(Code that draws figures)
>>>>

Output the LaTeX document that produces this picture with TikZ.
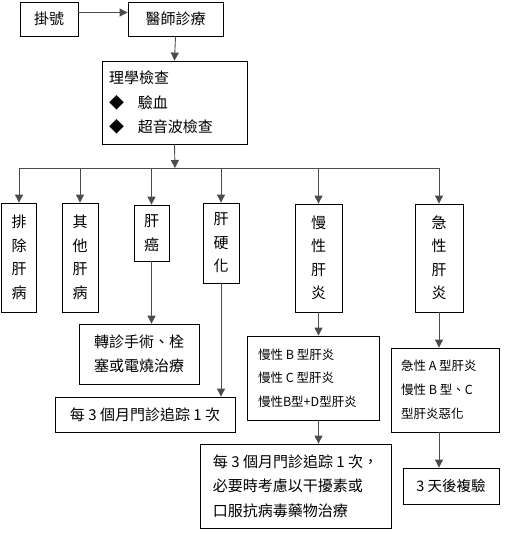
\documentclass[tikz,border=0pt]{standalone}
\usepackage{fontspec}
\setmainfont{Noto Sans CJK TC}
\usetikzlibrary{arrows.meta}
\begin{document}
\begin{tikzpicture}[x=1pt,y=-1pt,
  box/.style={draw=black,line width=0.8pt,inner sep=0pt,font=\fontsize{15}{23.5}\selectfont},
  vbox/.style={box,align=center},
  small/.style={box,font=\fontsize{12.5}{23.5}\selectfont,align=left},
  arr/.style={draw=black!70,line width=0.9pt,-{Triangle[length=8pt,width=8pt]}},
  ln/.style={draw=black!70,line width=0.9pt}]
\useasboundingbox (0,0) rectangle (517,534);
% top row
\node[box,minimum width=58pt,minimum height=34pt] (reg) at (49,19) {掛號};
\node[box,minimum width=95pt,minimum height=34pt] (doc) at (175.5,19) {醫師診療};
\node[box,minimum width=145pt,minimum height=83pt,align=left,font=\fontsize{15}{24.5}\selectfont] (exam) at (174.5,102.5)
  {\makebox[131pt][l]{理學檢查}\\ ◆\hspace{14pt}驗血\\ ◆\hspace{14pt}超音波檢查};
\coordinate (bus) at (175,168);
\coordinate (busL) at (19,168);
\coordinate (busR) at (439,168);
% category boxes
\node[vbox,minimum width=35pt,minimum height=109pt] (b1) at (19,257.5) {排\\除\\肝\\病};
\node[vbox,minimum width=36pt,minimum height=109pt] (b2) at (80,257.5) {其\\他\\肝\\病};
\node[vbox,minimum width=35pt,minimum height=56pt] (b3) at (151.5,233) {肝\\癌};
\node[vbox,minimum width=36pt,minimum height=80pt] (b4) at (221,243) {肝\\硬\\化};
\node[vbox,minimum width=47pt,minimum height=108pt] (b5) at (318.5,258) {慢\\性\\肝\\炎};
\node[vbox,minimum width=48pt,minimum height=108pt] (b6) at (439,258) {急\\性\\肝\\炎};
% results
\node[box,align=center,minimum width=120pt,minimum height=60pt,font=\fontsize{15}{24}\selectfont] (r3) at (139,354) {轉診手術、栓\\塞或電燒治療};
\node[box,minimum width=180pt,minimum height=35pt] (r4) at (145,414.5) {每 3 個月門診追踪 1 次};
\node[small,minimum width=132pt,minimum height=84pt] (r5) at (313,378) {\makebox[110pt][l]{慢性 B 型肝炎}\\慢性 C 型肝炎\\慢性B型+D型肝炎};
\node[box,align=left,minimum width=191pt,minimum height=84pt,font=\fontsize{15}{24.5}\selectfont] (r5b) at (295.5,486) {每 3 個月門診追踪 1 次，\\必要時考慮以干擾素或\\口服抗病毒藥物治療};
\node[small,minimum width=108pt,minimum height=84pt,font=\fontsize{12.5}{24}\selectfont] (r6) at (445,390) {\makebox[88pt][l]{急性 A 型肝炎}\\慢性 B 型、C\\型肝炎惡化};
\node[box,minimum width=96pt,minimum height=36pt,font=\fontsize{14.5}{20}\selectfont] (r6b) at (451,486) {3 天後複驗};
% connectors
\draw[arr] ([yshift=6.5pt]reg.east) -- ([yshift=6.5pt]doc.west);
\draw[arr] (doc.south) -- (exam.north);
\draw[arr] (exam.south) -- (bus);
\draw[ln] (busL) -- (busR);
\draw[arr] (busL) -- (b1.north);
\draw[arr] (bus -| b2.north) -- (b2.north);
\draw[arr] (bus -| b3.north) -- (b3.north);
\draw[arr] (bus -| b4.north) -- (b4.north);
\draw[arr] (bus -| b5.north) -- (b5.north);
\draw[arr] (busR) -- (b6.north);
\draw[arr] (b3.south) -- (b3.south |- r3.north);
\draw[arr] (b4.south) -- (b4.south |- r4.north);
\draw[arr] (b5.south) -- (b5.south |- r5.north);
\draw[arr] (r5.south -| b5.south) -- (r5b.north -| b5.south);
\draw[arr] (b6.south) -- (b6.south |- r6.north);
\draw[arr] (r6.south -| b6.south) -- (r6b.north -| b6.south);
\end{tikzpicture}
\end{document}
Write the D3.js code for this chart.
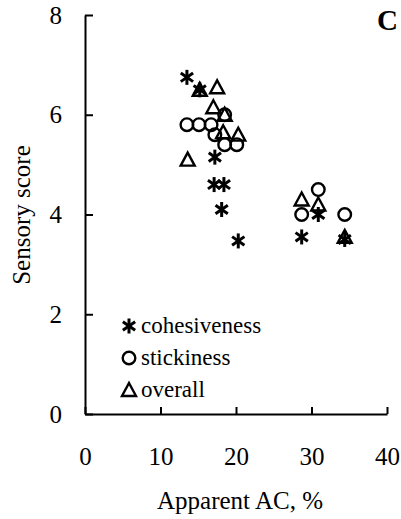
<!DOCTYPE html>
<html>
<head>
<meta charset="utf-8">
<script src="https://cdn.jsdelivr.net/npm/d3@7"></script>
<style>
  body { margin: 0; background: #fff; }
  svg text { font-family: "Liberation Serif", "DejaVu Serif", serif; fill: #000; }
  .axis path, .axis line { stroke: #000; stroke-width: 2; }
</style>
</head>
<body>
<svg id="chart" width="401" height="519"></svg>
<script>
// apparent amylose content, % (x) and sensory scores (y)
var cohesX = [13.5, 15.2, 17.2, 17.1, 18.4, 18.1, 20.3, 28.7, 30.9, 34.4];
var cohesY = [6.75, 6.5, 5.15, 4.6, 4.6, 4.1, 3.47, 3.55, 4.0, 3.5];
var stickX = [13.5, 15.1, 16.7, 18.5, 17.2, 18.5, 20.1, 28.7, 30.9, 34.4];
var stickY = [5.8, 5.8, 5.8, 6.0, 5.6, 5.4, 5.4, 4.0, 4.5, 4.0];
var overX = [13.6, 15.2, 17.5, 17.0, 18.5, 18.3, 20.3, 28.7, 30.9, 34.4];
var overY = [5.1, 6.5, 6.55, 6.15, 6.0, 5.65, 5.6, 4.3, 4.2, 3.55];
var xTicks = [0, 10, 20, 30, 40];
var yTicks = [0, 2, 4, 6, 8];
var legendNames = ["cohesiveness", "stickiness", "overall"];

var svg = d3.select("#chart");

var x = d3.scaleLinear().domain([0, 40]).range([85, 387]);
var y = d3.scaleLinear().domain([0, 8]).range([414, 15]);

// axes, ticks point inward
svg.append("g")
    .attr("class", "axis")
    .attr("transform", "translate(85,0)")
    .call(d3.axisLeft(y).tickValues(yTicks).tickSizeInner(-8).tickSizeOuter(0).tickPadding(23))
    .call(function(g) {
        g.selectAll("text").attr("font-size", 25).style("font-family", "Liberation Serif");
    });

svg.append("g")
    .attr("class", "axis")
    .attr("transform", "translate(0,414)")
    .call(d3.axisBottom(x).tickValues(xTicks).tickSizeInner(-7).tickSizeOuter(0))
    .call(function(g) {
        g.selectAll("text").attr("font-size", 25).attr("y", 51).attr("dy", 0)
            .style("font-family", "Liberation Serif");
    });

// symbols
function drawStar(g, cx, cy) {
    var r = 7.5;
    [90, 35, -35].forEach(function(a) {
        var rad = a * Math.PI / 180;
        g.append("line")
            .attr("x1", cx - r * Math.cos(rad)).attr("y1", cy - r * Math.sin(rad))
            .attr("x2", cx + r * Math.cos(rad)).attr("y2", cy + r * Math.sin(rad))
            .attr("stroke", "#000").attr("stroke-width", 3);
    });
}
function drawCircle(g, cx, cy) {
    g.append("circle").attr("cx", cx).attr("cy", cy).attr("r", 6.3)
        .attr("fill", "none").attr("stroke", "#000").attr("stroke-width", 2.4);
}
function drawTriangle(g, cx, cy) {
    var s = 7;
    g.append("path")
        .attr("d", "M" + cx + "," + (cy - s) + "L" + (cx + s) + "," + (cy + s * 0.85) + "L" + (cx - s) + "," + (cy + s * 0.85) + "Z")
        .attr("fill", "none").attr("stroke", "#000").attr("stroke-width", 2.4).attr("stroke-linejoin", "miter");
}

var marks = svg.append("g");
cohesX.forEach(function(d, i) { drawStar(marks, x(d), y(cohesY[i])); });
stickX.forEach(function(d, i) { drawCircle(marks, x(d), y(stickY[i])); });
overX.forEach(function(d, i) { drawTriangle(marks, x(d), y(overY[i])); });

// legend
var drawers = [drawStar, drawCircle, drawTriangle];
var leg = svg.append("g");
legendNames.forEach(function(name, i) {
    var ly = 326 + i * 32;
    drawers[i](leg, 129, ly);
    leg.append("text").attr("x", 141).attr("y", ly + 7).attr("font-size", 23).text(name);
});

// panel letter
svg.append("text").attr("x", 377).attr("y", 30).attr("font-size", 29)
    .attr("font-weight", "bold").text("C");

// axis titles
svg.append("text")
    .attr("transform", "translate(30,215) rotate(-90)")
    .attr("text-anchor", "middle").attr("font-size", 25)
    .text("Sensory score");

svg.append("text")
    .attr("x", 240).attr("y", 509)
    .attr("text-anchor", "middle").attr("font-size", 25)
    .text("Apparent AC, %");
</script>
</body>
</html>
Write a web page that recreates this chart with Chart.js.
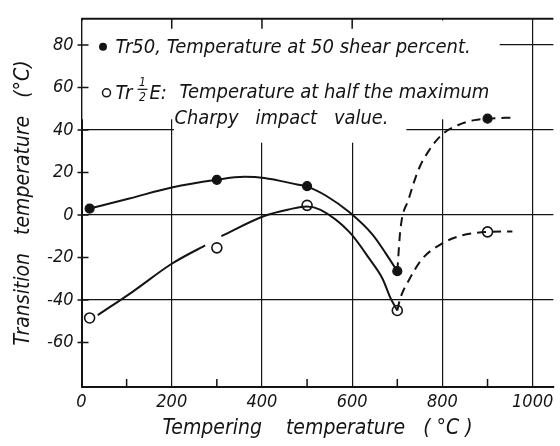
<!DOCTYPE html>
<html>
<head>
<meta charset="utf-8">
<script src="https://cdn.jsdelivr.net/npm/chart.js@4.4.1/dist/chart.umd.min.js"></script>
<style>
  html, body { margin: 0; padding: 0; background: #fff; }
  #wrap { width: 560px; height: 446px; }
</style>
</head>
<body>
<div id="wrap"><canvas id="chart" width="560" height="446"></canvas></div>
<script>
// measured points (tempering temperature, deg C)
const tempering = [18, 300, 500, 700, 900];
const tr50 = [3, 16.5, 13.5, -26.5, 45.3];
const trHalfE = [-48.5, -15.5, 4.5, -45, -8];

// hand-drawn curves
const tr50SolidX = [18, 106, 200, 296, 361, 405, 478, 500, 543, 594, 646, 674, 700];
const tr50SolidY = [3, 7.7, 12.9, 16.4, 17.9, 17.4, 14.3, 13.3, 8.9, 1.2, -9.5, -18, -26.5];
const tr50DashX = [700, 707, 725, 747, 769, 798, 834, 871, 900, 960];
const tr50DashY = [-26.5, -6.6, 7.3, 21.3, 29.9, 37.6, 42.2, 44.6, 45.3, 45.8];

const halfSolidAX = [36, 113, 200, 274];
const halfSolidAY = [-47.2, -36.2, -23, -14.3];
const halfSolidBX = [310, 405, 460, 500, 530, 594, 638, 667, 685, 700];
const halfSolidBY = [-10, -0.5, 2.6, 4, 2.4, -8.1, -20.6, -29.9, -39.2, -45];
const halfDashX = [700, 707, 725, 754, 798, 842, 900, 955];
const halfDashY = [-45, -39, -31, -21, -13.6, -9.7, -8, -7.8];

// axes
const xTicks = [0, 200, 400, 600, 800, 1000];
const xMinorTicks = [100, 300, 500, 700, 900];
const xTopTicks = [200, 400, 600];
const yTicks = [-60, -40, -20, 0, 20, 40, 60, 80];

const FONT = "'Liberation Sans Narrow', 'DejaVu Sans Condensed', 'Liberation Sans', sans-serif";
const INK = '#141414';

function pts(xs, ys) {
  return xs.map((x, i) => ({ x: x, y: ys[i] }));
}

function curve(xs, ys, dashed) {
  return {
    data: pts(xs, ys),
    showLine: true,
    borderColor: INK,
    borderWidth: 2,
    borderDash: dashed ? [9, 6] : [],
    pointRadius: 0,
    cubicInterpolationMode: 'monotone',
    fill: false
  };
}

// white patch behind the legend text, then ticks, top border and legend on top
const paperPlugin = {
  id: 'paper',
  beforeDraw(chart) {
    const c = chart.ctx;
    c.save();
    c.fillStyle = '#fff';
    c.fillRect(0, 0, chart.width, chart.height);
    c.restore();
  },
  beforeDatasetsDraw(chart) {
    const c = chart.ctx, x = chart.scales.x, y = chart.scales.y;
    c.save();
    c.fillStyle = '#fff';
    // upper band
    c.fillRect(x.getPixelForValue(2), y.getPixelForValue(91.5),
      x.getPixelForValue(927) - x.getPixelForValue(2), y.getPixelForValue(45) - y.getPixelForValue(91.5));
    // band under the second and third legend lines
    c.fillRect(x.getPixelForValue(205), y.getPixelForValue(91.5),
      x.getPixelForValue(720) - x.getPixelForValue(205), y.getPixelForValue(34) - y.getPixelForValue(91.5));
    c.restore();
  },
  afterDatasetsDraw(chart) {
    const c = chart.ctx, a = chart.chartArea, x = chart.scales.x, y = chart.scales.y;
    c.save();
    c.strokeStyle = INK;
    c.fillStyle = INK;

    // top border
    c.lineWidth = 2;
    c.beginPath();
    c.moveTo(a.left, a.top);
    c.lineTo(a.right, a.top);
    c.stroke();

    // tick marks
    c.lineWidth = 1.5;
    c.beginPath();
    yTicks.forEach(v => {
      const py = y.getPixelForValue(v);
      c.moveTo(a.left - 4, py);
      c.lineTo(a.left + 7, py);
    });
    xMinorTicks.forEach(v => {
      const px = x.getPixelForValue(v);
      c.moveTo(px, a.bottom);
      c.lineTo(px, a.bottom - 8);
    });
    xTopTicks.forEach(v => {
      const px = x.getPixelForValue(v);
      c.moveTo(px, a.top);
      c.lineTo(px, a.top + 10);
    });
    c.stroke();

    // legend
    const L = a.left, T = a.top;
    c.font = 'italic 20px ' + FONT;
    c.textBaseline = 'alphabetic';
    c.textAlign = 'left';

    c.beginPath();
    c.arc(L + 21.5, T + 28, 4, 0, Math.PI * 2);
    c.fill();
    c.fillText('Tr50, Temperature at 50 shear percent.', L + 34, T + 34, 370);

    c.lineWidth = 1.5;
    c.beginPath();
    c.arc(L + 25, T + 74, 4, 0, Math.PI * 2);
    c.stroke();
    c.fillText('Tr', L + 34, T + 80);
    c.font = 'italic 12px ' + FONT;
    c.textAlign = 'center';
    c.fillText('1', L + 61, T + 67);
    c.fillText('2', L + 61, T + 82);
    c.lineWidth = 1.2;
    c.beginPath();
    c.moveTo(L + 56, T + 70.5);
    c.lineTo(L + 66, T + 70.5);
    c.stroke();
    c.textAlign = 'left';
    c.font = 'italic 20px ' + FONT;
    c.fillText('E:', L + 68, T + 80);
    c.fillText('Temperature at half the maximum', L + 98, T + 79, 322);
    c.fillText('Charpy   impact   value.', L + 93, T + 105, 214);

    c.restore();
  }
};

const ctx = document.getElementById('chart').getContext('2d');
new Chart(ctx, {
  type: 'scatter',
  data: {
    datasets: [
      curve(tr50SolidX, tr50SolidY, false),
      curve(tr50DashX, tr50DashY, true),
      curve(halfSolidAX, halfSolidAY, false),
      curve(halfSolidBX, halfSolidBY, false),
      curve(halfDashX, halfDashY, true),
      {
        label: 'Tr50',
        data: pts(tempering, tr50),
        pointRadius: 4.5,
        pointBackgroundColor: INK,
        pointBorderColor: INK,
        pointBorderWidth: 1.2,
        showLine: false
      },
      {
        label: 'Tr 1/2 E',
        data: pts(tempering, trHalfE),
        pointRadius: 5,
        pointBackgroundColor: '#fff',
        pointBorderColor: INK,
        pointBorderWidth: 1.6,
        showLine: false
      }
    ]
  },
  options: {
    responsive: false,
    animation: false,
    events: [],
    layout: { padding: { left: 3.5, top: 14, right: 0, bottom: 0 } },
    plugins: {
      legend: { display: false },
      tooltip: { enabled: false }
    },
    scales: {
      x: {
        type: 'linear',
        min: 0,
        max: 1046,
        afterBuildTicks: s => { s.ticks = xTicks.map(v => ({ value: v })); },
        afterFit: s => { s.height = 59; },
        grid: {
          color: INK,
          lineWidth: 1.2,
          drawTicks: false
        },
        border: { display: true, color: INK, width: 2 },
        ticks: {
          padding: 5,
          color: INK,
          maxRotation: 0,
          callback: v => String(v),
          font: { family: FONT, size: 18, style: 'italic' }
        },
        title: {
          display: true,
          text: 'Tempering    temperature   ( °C )',
          color: INK,
          padding: { top: 2, bottom: 5 },
          font: { family: FONT, size: 21, style: 'italic' }
        }
      },
      y: {
        type: 'linear',
        min: -81,
        max: 92.3,
        afterBuildTicks: s => { s.ticks = yTicks.map(v => ({ value: v })); },
        afterFit: s => { s.width = 78; },
        grid: {
          color: c => (c.tick && c.tick.value % 40 === 0) ? INK : 'rgba(0,0,0,0)',
          lineWidth: 1.2,
          drawTicks: false
        },
        border: { display: true, color: INK, width: 2 },
        ticks: {
          padding: 8,
          color: INK,
          callback: v => String(v),
          font: { family: FONT, size: 18, style: 'italic' }
        },
        title: {
          display: true,
          text: 'Transition   temperature   (°C)',
          color: INK,
          padding: { top: 7, bottom: 4 },
          font: { family: FONT, size: 21, style: 'italic' }
        }
      }
    }
  },
  plugins: [paperPlugin]
});
</script>
</body>
</html>
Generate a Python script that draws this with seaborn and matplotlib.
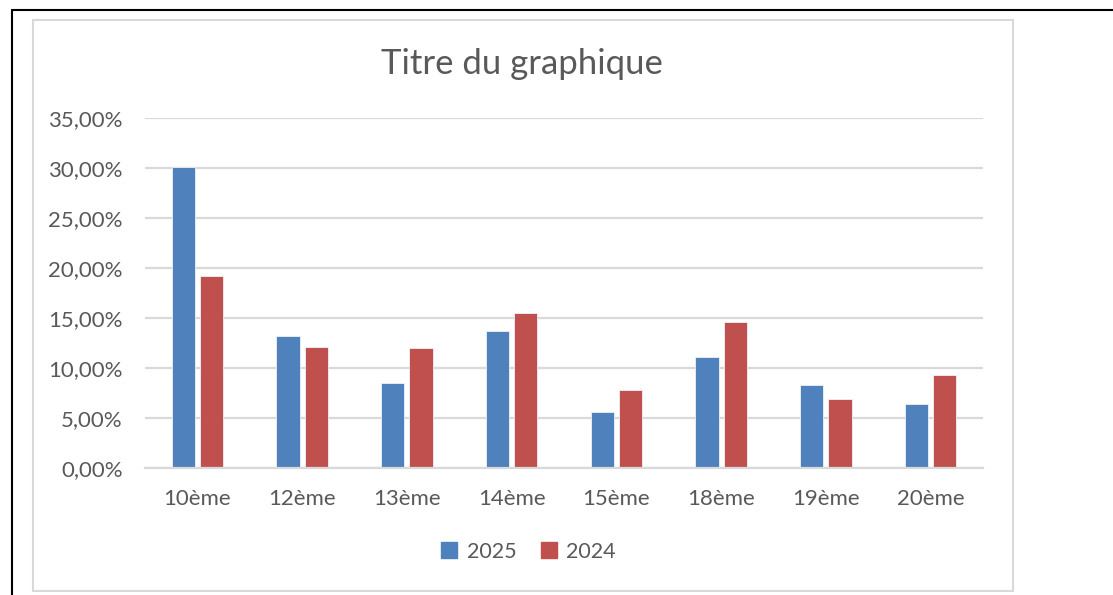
import matplotlib
matplotlib.use("Agg")
import matplotlib.pyplot as plt
from matplotlib.patches import Rectangle
from matplotlib.lines import Line2D
from matplotlib.ticker import FuncFormatter, MultipleLocator
import pandas as pd
import seaborn as sns

# data (percent)
arrondissements = ["10ème", "12ème", "13ème", "14ème", "15ème", "18ème", "19ème", "20ème"]
values_2025 = [30.1, 13.2, 8.5, 13.7, 5.6, 11.1, 8.3, 6.4]
values_2024 = [19.2, 12.1, 12.0, 15.5, 7.8, 14.6, 6.9, 9.3]
years = ["2025", "2024"]
colors = {"2025": "#4F81BD", "2024": "#C0504D"}

df = pd.DataFrame({
    "arr": arrondissements * 2,
    "year": ["2025"] * len(arrondissements) + ["2024"] * len(arrondissements),
    "value": values_2025 + values_2024,
})

sns.set_theme(style="white")
plt.rcParams["font.family"] = ["Lato", "DejaVu Sans"]
text_col = "#595959"
grid_col = "#D9D9D9"

fig = plt.figure(figsize=(11.13, 5.95), dpi=100)
ax = fig.add_axes([145 / 1113, 1 - 468 / 595, 838 / 1113, 350 / 595])

sns.barplot(data=df, x="arr", y="value", hue="year", order=arrondissements,
            hue_order=years, palette=colors, saturation=1, width=0.54, gap=0.18,
            edgecolor="#EEF2F8", linewidth=0.6, ax=ax, legend=False)

ax.set_ylim(0, 35)
ax.set_xlim(-0.5, len(arrondissements) - 0.5)
ax.yaxis.set_major_locator(MultipleLocator(5))
ax.yaxis.set_major_formatter(FuncFormatter(lambda v, p: f"{v:.2f}".replace(".", ",") + "%"))
ax.grid(axis="y", color=grid_col, linewidth=1.6)
ax.set_axisbelow(True)
for s in ["top", "right", "left"]:
    ax.spines[s].set_visible(False)
ax.spines["bottom"].set_color(grid_col)
ax.spines["bottom"].set_linewidth(1.6)
ax.set_xlabel("")
ax.set_ylabel("")
ax.tick_params(axis="both", length=0, labelsize=16, colors=text_col)
ax.tick_params(axis="y", pad=16)
ax.tick_params(axis="x", pad=15)

fig.text(522 / 1113, 1 - 64 / 595, "Titre du graphique", ha="center", va="center",
         fontsize=25, color=text_col)

handles = [Line2D([], [], marker="s", linestyle="none", markersize=12,
                  markerfacecolor=colors[y], markeredgecolor=colors[y]) for y in years]
fig.legend(handles, years, loc="center", bbox_to_anchor=(527 / 1113, 1 - 552 / 595),
           ncol=2, frameon=False, fontsize=15.5, labelcolor=text_col,
           handletextpad=0.3, columnspacing=1.0, handlelength=1.0)

# outer frames
fig.add_artist(Rectangle((33 / 1113, 1 - 591 / 595), 980 / 1113, 571 / 595,
                         transform=fig.transFigure, fill=False,
                         edgecolor=grid_col, linewidth=1.5))
fig.add_artist(Line2D([12 / 1113, 1], [1 - 10 / 595, 1 - 10 / 595],
                      transform=fig.transFigure, color="black", linewidth=1.5))
fig.add_artist(Line2D([12 / 1113, 12 / 1113], [0, 1 - 10 / 595],
                      transform=fig.transFigure, color="black", linewidth=1.5))

fig.savefig("out.png", dpi=100, facecolor="white")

<<<<

## Request
Copy all lines from the material that include "with".

## Solution to this exercise
Output the LaTeX document that produces this picture with TikZ.
Write a web page that recreates this chart with Chart.js.
Generate a Python script that draws this with seaborn and matplotlib.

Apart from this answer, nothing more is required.